In a single slit diffraction set up, second minima is observed at an angle of `60^(@)`. The expected position of first minima is

To solve the problem of finding the expected position of the first minima in a single slit diffraction setup, given that the second minima is observed at an angle of \(60^\circ\), we can follow these steps: ### Step-by-Step Solution: 1. **Understanding the Condition for Minima**: In a single slit diffraction pattern, the condition for the minima is given by the formula: \[ d \sin \theta = n \lambda \] where \(d\) is the width of the slit, \(\theta\) is the angle at which the minima occurs, \(n\) is the order of the minima (1 for the first minima, 2 for the second minima, etc.), and \(\lambda\) is the wavelength of the light used. 2. **Applying the Given Information**: We know that the second minima occurs at an angle of \(60^\circ\).
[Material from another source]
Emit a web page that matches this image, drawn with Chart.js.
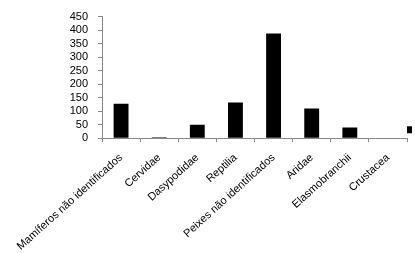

Thus, for the second minima (\(n = 2\)): \[ d \sin(60^\circ) = 2 \lambda \] 3. **Calculating \(\sin(60^\circ)\)**: The value of \(\sin(60^\circ)\) is: \[ \sin(60^\circ) = \frac{\sqrt{3}}{2} \] Substituting this into the equation gives: \[ d \cdot \frac{\sqrt{3}}{2} = 2 \lambda \] 4. **Rearranging to Find \(\lambda\)**: Rearranging the equation to solve for \(\lambda\): \[ \lambda = \frac{d \sqrt{3}}{4} \] 5. **Finding the First Minima**: Now we need to find the angle for the first minima (\(n = 1\)): \[ d \sin \theta_1 = 1 \lambda \] Substituting \(\lambda\) from the previous step: \[ d \sin \theta_1 = \frac{d \sqrt{3}}{4} \] 6. **Dividing Both Sides by \(d\)**: Assuming \(d \neq 0\), we can divide both sides by \(d\): \[ \sin \theta_1 = \frac{\sqrt{3}}{4} \] 7. **Calculating \(\theta_1\)**: To find \(\theta_1\), we take the inverse sine: \[ \theta_1 = \sin^{-1}\left(\frac{\sqrt{3}}{4}\right) \] 8. **Finding the Angle**: Using a calculator or sine table, we find: \[ \theta_1 \approx 25^\circ \] ### Final Answer: The expected position of the first minima is at an angle of approximately \(25^\circ\).